A Novel Self-adaptive Grid-partitioning Noise Optimization Algorithm Based on Differential Privacy


Zhaobin Liu, Haoze Lv, Minghui Li, Zhiyang Li, Zhiyi Huang




As the development of the big data and Internet, the data sharing of users that contains lots of useful information are needed more frequently. In particular, with the widespread of smart devices, a great deal of location-based data information has been generated. To ensure that service providers can supply a completely optimal quality of service, users must provide exact location information. However, in that case, privacy disclosure accident is endless. As a result, people are paying attention to how to protect private data with location information.
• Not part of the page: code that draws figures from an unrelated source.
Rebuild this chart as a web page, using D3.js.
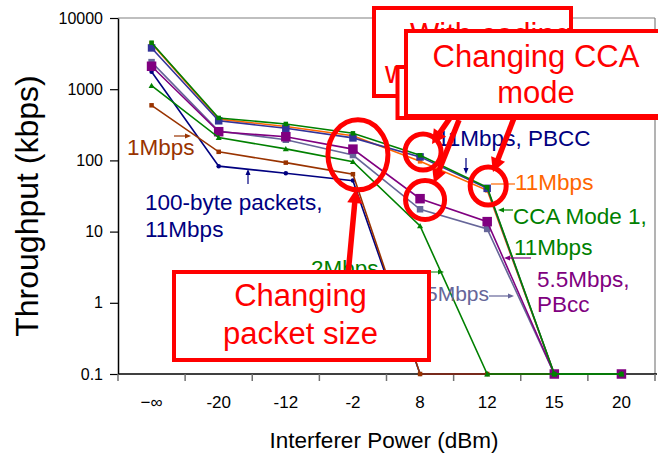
<!DOCTYPE html>
<html><head><meta charset="utf-8">
<script src="https://cdn.jsdelivr.net/npm/d3@7"></script>
<style>body{margin:0;background:#fff;} svg{display:block;} text{font-family:"Liberation Sans",Arial,sans-serif;}</style>
</head><body><svg id="c" width="658" height="457"></svg>
<script>
// ---- data ----
const categories = ["−∞","-20","-12","-2","8","12","15","20"];
const yTickValues = [0.1,1,10,100,1000,10000];
const yTickLabels = ["0.1","1","10","100","1000","10000"];
const byte100 = [1760,83,66,52,0.1,0.1,0.1,0.1];
const rate1   = [594,132,93,64,0.1,0.1,0.1,0.1];
const orange11= [4400,380,300,222,97,38,0.1,0.1];
const pbcc11  = [3800,360,283,207,112,40.5,0.1,0.1];
const rate55  = [2400,258,195,119,20.6,10.9,0.1,0.1];
const pbcc55  = [2100,253,215,144,29,13.8,0.1,0.1];
const rate2   = [1120,209,145,96,12,0.1,0.1,0.1];
const cca11   = [4500,395,325,240,118,42,0.1,0.1];

const seriesList = [
  {values: byte100, color:"#000080", shape:"circle", size:4.5},
  {values: rate1,   color:"#993300", shape:"square", size:4.5},
  {values: orange11,color:"#FF6600", shape:"square", size:4.5},
  {values: pbcc11,  color:"#333399", shape:"square", size:7.5},
  {values: rate55,  color:"#666699", shape:"square", size:6.5},
  {values: pbcc55,  color:"#800080", shape:"square", size:9.5},
  {values: rate2,   color:"#008000", shape:"triangle", size:6},
  {values: cca11,   color:"#008000", shape:"square", size:4.5}
];

const svg = d3.select("#c");
const L=118, R=655, T=18, B=374;
const x = d3.scalePoint().domain(categories).range([L,R]).padding(0.5);
const xb = d3.scaleBand().domain(categories).range([L,R]);
const y = d3.scaleLog().domain([0.1,10000]).range([B,T]);

// frame
svg.append("line").attr("x1",L).attr("x2",R).attr("y1",T).attr("y2",T).attr("stroke","#808080").attr("stroke-width",1.2);
svg.append("line").attr("x1",R).attr("x2",R).attr("y1",T).attr("y2",B).attr("stroke","#808080").attr("stroke-width",1.2);

// y axis
const ya = svg.append("g").attr("transform",`translate(${L},0)`)
  .call(d3.axisLeft(y).tickValues(yTickValues).tickFormat((d,i)=>yTickLabels[i]).tickSize(8).tickSizeOuter(0).tickPadding(7));
ya.select(".domain").attr("stroke","#000").attr("stroke-width",1.5);
ya.selectAll(".tick line").attr("stroke","#000").attr("stroke-width",1.2);
ya.selectAll("text").attr("font-size",16).attr("fill","#000").attr("font-family","Liberation Sans, Arial, sans-serif");

// x axis
svg.append("line").attr("x1",L).attr("x2",R+2).attr("y1",B).attr("y2",B).attr("stroke","#000").attr("stroke-width",1.5);
const bounds = categories.map(c=>xb(c)).concat([xb.range()[1]]);
svg.selectAll(".xt").data(bounds).enter().append("line")
  .attr("x1",d=>d).attr("x2",d=>d).attr("y1",B).attr("y2",B+7).attr("stroke","#707070").attr("stroke-width",1.5);
svg.selectAll(".xl").data(categories).enter().append("text")
  .attr("x",d=>x(d)).attr("y",408).attr("text-anchor","middle").attr("font-size",17).text(d=>d);

// titles
svg.append("text").attr("transform","translate(38,206) rotate(-90)").attr("text-anchor","middle")
  .attr("font-size",32).text("Throughput (kbps)");
svg.append("text").attr("x",384).attr("y",448).attr("text-anchor","middle").attr("font-size",22.5).text("Interferer Power (dBm)");

// series
const line = d3.line().x((d,i)=>x(categories[i])).y(d=>y(d));
seriesList.forEach(s=>{
  const g = svg.append("g");
  g.append("path").attr("d",line(s.values)).attr("fill","none").attr("stroke",s.color).attr("stroke-width",1.6);
  s.values.forEach((v,i)=>{
    const cx=x(categories[i]), cy=y(v), h=s.size/2;
    if(s.shape==="square") g.append("rect").attr("x",cx-h).attr("y",cy-h).attr("width",s.size).attr("height",s.size).attr("fill",s.color);
    else if(s.shape==="circle") g.append("circle").attr("cx",cx).attr("cy",cy).attr("r",h).attr("fill",s.color);
    else g.append("path").attr("d",`M${cx},${cy-h}L${cx+h},${cy+h*0.8}L${cx-h},${cy+h*0.8}Z`).attr("fill",s.color);
  });
});

// helpers
function arrow(g,x1,y1,x2,y2,w,hl,hw,color){
  const dx=x2-x1, dy=y2-y1, Ln=Math.hypot(dx,dy), ux=dx/Ln, uy=dy/Ln;
  const bx=x2-ux*hl, by=y2-uy*hl;
  g.append("line").attr("x1",x1).attr("y1",y1).attr("x2",bx+ux).attr("y2",by+uy).attr("stroke",color).attr("stroke-width",w);
  g.append("path").attr("d",`M${x2},${y2}L${bx-uy*hw/2},${by+ux*hw/2}L${bx+uy*hw/2},${by-ux*hw/2}Z`).attr("fill",color);
}
function label(g,txt,xx,yy,color,anchor,fs){
  return g.append("text").attr("x",xx).attr("y",yy).attr("fill",color).attr("font-size",fs||22.5).attr("text-anchor",anchor||"start").text(txt);
}
const ann = svg.append("g");

// series labels & thin arrows
label(ann,"1Mbps",127,155,"#993300");
arrow(ann,174,136,191,136,1.2,6,5,"#993300");
label(ann,"100-byte packets,",145,210,"#000080");
label(ann,"11Mbps",145,236.5,"#000080");
arrow(ann,248,184,248,169,1.2,6,5,"#000080");
label(ann,"11Mbps, PBCC",437,146,"#000080");
arrow(ann,466,158,466,174,1.2,6,5,"#000080");
label(ann,"11Mbps",515,190,"#FF6600");
ann.append("line").attr("x1",515).attr("x2",491).attr("y1",184).attr("y2",184).attr("stroke","#FF6600").attr("stroke-width",1.2);
label(ann,"CCA Mode 1,",513,224,"#008000");
label(ann,"11Mbps",514,255,"#008000");
arrow(ann,513,210,498,210,1.2,6,5,"#008000");
label(ann,"5.5Mbps,",537,286.5,"#800080");
label(ann,"PBcc",537,312,"#800080");
arrow(ann,531,258,504,258,1.2,6,5,"#800080");
label(ann,"2Mbps",311,276,"#008000");
arrow(ann,382,272,444,272,1.2,6,5,"#008000");
label(ann,"5.5Mbps",489,301,"#666699","end",21);
arrow(ann,489,296,514,296,1.2,6,5,"#666699");

// red circles (anchored on data scale)
const circles = [
  {cat:"-2", v:120, dx:5, rx:30, ry:35},
  {cat:"8",  v:131, dx:3, rx:18, ry:18},
  {cat:"8",  v:27.8,dx:5, rx:19.5, ry:19.5},
  {cat:"12", v:43.7,dx:1, rx:18, ry:19}
];
svg.selectAll(".circ").data(circles).enter().append("ellipse")
  .attr("cx",d=>x(d.cat)+d.dx).attr("cy",d=>y(d.v)).attr("rx",d=>d.rx).attr("ry",d=>d.ry)
  .attr("fill","none").attr("stroke","#FF0000").attr("stroke-width",5);

// callout boxes
const RED="#FF0000";
function box(xx,yy,w,h){
  return svg.append("rect").attr("x",xx).attr("y",yy).attr("width",w).attr("height",h)
    .attr("fill","#fff").attr("stroke",RED).attr("stroke-width",4);
}
function btext(txt,xx,yy,anchor){
  return svg.append("text").attr("x",xx).attr("y",yy).attr("fill",RED).attr("font-size",31).attr("text-anchor",anchor||"middle").text(txt);
}
box(374,8,197,88);
btext("With coding",410,45,"start");
btext("without",385,83,"start");
box(397.5,67,290,51);
box(406,31,280,85);
btext("Changing CCA",536,67);
btext("mode",536,103);
const ra = svg.append("g");
arrow(ra,450,118,432,144,5.5,14,15,RED);
arrow(ra,459,120,434,183,5.5,14,15,RED);
arrow(ra,514,118,493,172,5.5,14,15,RED);
box(174,272,255,88);
btext("Changing",300.5,306);
btext("packet size",300.5,344);
arrow(ra,347,286,356,189,5.5,14,15,RED);
</script></body></html>
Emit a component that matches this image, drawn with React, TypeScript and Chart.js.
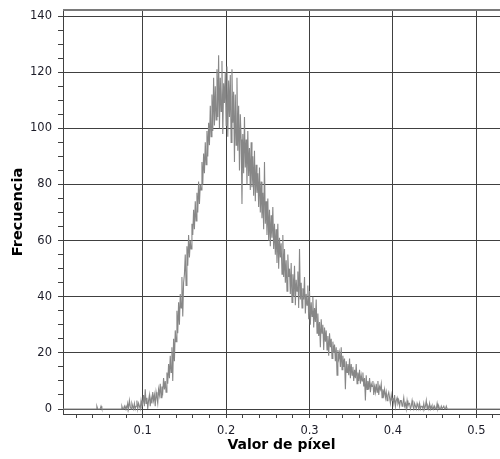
import React, { useEffect, useRef } from "react";
import { Chart, registerables } from "chart.js";

Chart.register(...registerables);

// Histogram bins: start value and width of each bin
const binStart = 0.0;
const binWidth = 0.001;

// Frequency per bin (rows of 10 bins = 0.01 each)
const counts: number[] = [
  0, 0, 0, 0, 0, 0, 0, 0, 0, 0, // 0.00
  0, 0, 0, 0, 0, 0, 0, 0, 0, 0, // 0.01
  0, 0, 0, 0, 0, 0, 0, 0, 0, 0, // 0.02
  0, 0, 0, 0, 0, 0, 0, 0, 0, 0, // 0.03
  0, 0, 0, 0, 0, 1, 0, 0, 0, 0, // 0.04
  1, 0, 0, 0, 0, 0, 0, 0, 0, 0, // 0.05
  0, 0, 0, 0, 0, 0, 0, 0, 0, 0, // 0.06
  0, 0, 0, 0, 0, 1, 0, 0, 1, 0, // 0.07
  1, 0, 2, 0, 3, 1, 0, 2, 1, 0, // 0.08
  2, 0, 1, 3, 0, 2, 1, 0, 3, 1, // 0.09
  2, 5, 1, 7, 2, 4, 0, 3, 5, 1, // 0.10
  4, 2, 6, 3, 5, 1, 6, 4, 2, 7, // 0.11
  5, 9, 4, 8, 6, 11, 7, 10, 6, 13, // 0.12
  9, 16, 11, 19, 13, 22, 10, 25, 17, 28, // 0.13
  24, 35, 27, 38, 30, 41, 36, 47, 33, 45, // 0.14
  48, 55, 44, 58, 51, 62, 54, 60, 57, 66, // 0.15
  62, 71, 64, 74, 67, 77, 70, 81, 73, 80, // 0.16
  78, 88, 80, 91, 84, 95, 87, 99, 90, 102, // 0.17
  94, 108, 97, 112, 99, 118, 101, 115, 103, 121, // 0.18
  104, 126, 100, 118, 106, 124, 98, 116, 109, 120, // 0.19
  101, 122, 97, 117, 104, 119, 95, 121, 102, 113, // 0.20
  88, 112, 94, 118, 92, 108, 85, 105, 96, 73, // 0.21
  98, 84, 104, 86, 96, 80, 99, 83, 93, 78, // 0.22
  95, 79, 90, 76, 92, 74, 87, 77, 84, 72, // 0.23
  86, 70, 81, 68, 77, 64, 88, 66, 74, 62, // 0.24
  75, 60, 71, 58, 69, 61, 72, 57, 66, 55, // 0.25
  64, 52, 66, 50, 61, 54, 59, 48, 62, 47, // 0.26
  57, 45, 53, 42, 55, 47, 50, 41, 52, 38, // 0.27
  48, 40, 51, 37, 46, 42, 49, 36, 57, 39, // 0.28
  45, 36, 43, 39, 47, 34, 41, 37, 44, 32, // 0.29
  42, 30, 38, 33, 40, 29, 36, 31, 39, 27, // 0.30
  34, 26, 31, 22, 32, 27, 30, 21, 29, 24, // 0.31
  28, 21, 26, 19, 27, 22, 25, 18, 24, 20, // 0.32
  23, 17, 22, 12, 21, 18, 20, 15, 22, 14, // 0.33
  19, 15, 18, 7, 17, 13, 16, 12, 18, 11, // 0.34
  16, 12, 15, 10, 14, 11, 16, 9, 13, 10, // 0.35
  14, 9, 12, 10, 13, 8, 11, 3, 12, 7, // 0.36
  10, 7, 11, 6, 9, 8, 10, 5, 8, 6, // 0.37
  9, 6, 10, 5, 8, 7, 9, 4, 7, 5, // 0.38
  7, 4, 6, 3, 5, 6, 4, 2, 5, 3, // 0.39
  4, 2, 5, 1, 3, 4, 2, 3, 1, 3, // 0.40
  3, 1, 2, 4, 1, 2, 0, 3, 1, 2, // 0.41
  2, 0, 1, 3, 1, 0, 2, 1, 0, 2, // 0.42
  1, 0, 2, 0, 1, 1, 0, 2, 0, 1, // 0.43
  3, 0, 1, 0, 2, 0, 1, 0, 1, 0, // 0.44
  1, 0, 0, 2, 0, 1, 0, 0, 1, 0, // 0.45
  0, 1, 0, 0, 1, 0, 0, 0, 0, 0, // 0.46
  0, 0, 0, 0, 0, 0, 0, 0, 0, 0, // 0.47
  0, 0, 0, 0, 0, 0, 0, 0, 0, 0, // 0.48
  0, 0, 0, 0, 0, 0, 0, 0, 0, 0, // 0.49
  0, 0, 0, 0, 0, 0, 0, 0, 0, 0, // 0.50
  0, 0, 0, 0, 0, 0, 0, 0, 0, 0, // 0.51
  0, 0, 0, 0, 0, 0, 0, 0, 0, 0, // 0.52
];

const xTitle = "Valor de píxel";
const yTitle = "Frecuencia";
const xMajorTicks = [0.1, 0.2, 0.3, 0.4, 0.5];
const yMajorTicks = [0, 20, 40, 60, 80, 100, 120, 140];

const FONT = "'DejaVu Sans', Verdana, sans-serif";
const GRID = "#404040";

const isMajorX = (v: number) => xMajorTicks.some((t) => Math.abs(t - v) < 1e-6);
const isMajorY = (v: number) => yMajorTicks.some((t) => Math.abs(t - v) < 1e-6);

const frame = {
  id: "topFrame",
  afterDraw(chart: any) {
    const { ctx, chartArea } = chart;
    ctx.save();
    ctx.strokeStyle = "#7a7a7a";
    ctx.lineWidth = 2;
    ctx.beginPath();
    ctx.moveTo(chartArea.left, chartArea.top);
    ctx.lineTo(chartArea.right, chartArea.top);
    ctx.stroke();
    ctx.restore();
  },
};

export default function App() {
  const ref = useRef<HTMLCanvasElement>(null);
  useEffect(() => {
    document.body.style.margin = "0";
    const points = counts.map((c, i) => ({ x: binStart + i * binWidth, y: c }));
    const chart = new Chart(ref.current!, {
      type: "line",
      data: {
        datasets: [
          {
            data: points,
            borderColor: "#878787",
            borderWidth: 1.1,
            pointRadius: 0,
            tension: 0,
            fill: false,
          },
        ],
      },
      options: {
        animation: false,
        responsive: false,
        devicePixelRatio: 1,
        layout: { autoPadding: false, padding: { top: 10, right: 0, left: 0, bottom: 0 } },
        plugins: { legend: { display: false }, tooltip: { enabled: false } },
        scales: {
          x: {
            type: "linear",
            min: 0.0044,
            max: 0.5284,
            afterFit: (s: any) => {
              s.height = 45;
              s.paddingLeft = 0;
              s.paddingRight = 0;
            },
            border: { display: true, color: GRID, width: 1 },
            grid: {
              color: (c: any) => (c.tick && isMajorX(c.tick.value) ? GRID : "rgba(0,0,0,0)"),
              tickColor: GRID,
              tickLength: 4,
              lineWidth: 1,
            },
            ticks: {
              stepSize: 0.02,
              includeBounds: false,
              autoSkip: false,
              maxRotation: 0,
              padding: 6,
              color: "#1c1c28",
              font: { family: FONT, size: 11.5 },
              callback: (v: any) => (isMajorX(Number(v)) ? Number(v).toFixed(1) : ""),
            },
            title: {
              display: true,
              text: xTitle,
              color: "#000",
              font: { family: FONT, size: 14, weight: "bold" },
              padding: { top: 0, bottom: 5 },
            },
          },
          y: {
            type: "linear",
            min: -1.78,
            max: 142.14,
            afterFit: (s: any) => {
              s.width = 63;
              s.paddingTop = 0;
              s.paddingBottom = 0;
            },
            border: { display: true, color: GRID, width: 1 },
            grid: {
              color: (c: any) => (c.tick && isMajorY(c.tick.value) ? GRID : "rgba(0,0,0,0)"),
              tickColor: GRID,
              tickLength: 5,
              lineWidth: 1,
            },
            ticks: {
              stepSize: 5,
              includeBounds: false,
              autoSkip: false,
              padding: 6,
              color: "#1c1c28",
              font: { family: FONT, size: 11.5 },
              callback: (v: any) => (isMajorY(Number(v)) ? String(Math.round(Number(v))) : ""),
            },
            title: {
              display: true,
              text: yTitle,
              color: "#000",
              font: { family: FONT, size: 14.5, weight: "bold" },
              padding: { top: 10, bottom: 0 },
            },
          },
        },
      },
      plugins: [frame],
    } as any);
    return () => chart.destroy();
  }, []);
  return (
    <div style={{ width: 500, height: 459, background: "#fff" }}>
      <canvas ref={ref} width={500} height={459} style={{ display: "block" }} />
    </div>
  );
}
Of all the solutions of this problem, the differential privacy theory is based on strict mathematics and provides precise definition and quantitative assessed methods for privacy protection, it is widely used in location-based application. In this paper, we propose a self-adaptive grid-partitioning algorithm based on differential privacy for noise enhancement, providing more rigorous protection for location information. The algorithm first partitions into a uniform grid for spatial two dimensions data and adds Laplace noise with uniform scale parameter in each grid, then select the grid set to be optimized and recursively adaptively add noise to reduce the relative error of each grid, and make a second level of partition for each optimized grid in the end. Firstly, this algorithm can adaptively add noise according to the calculated count values in the grid. On the other hand, the query error is reduced, as a result, the accuracy of partition count query (the query accuracy of the differential private two-dimensional publication data) can be improved. And it is proved that the adaptive algorithm proposed in this paper has a significant increase in data availability through experiments.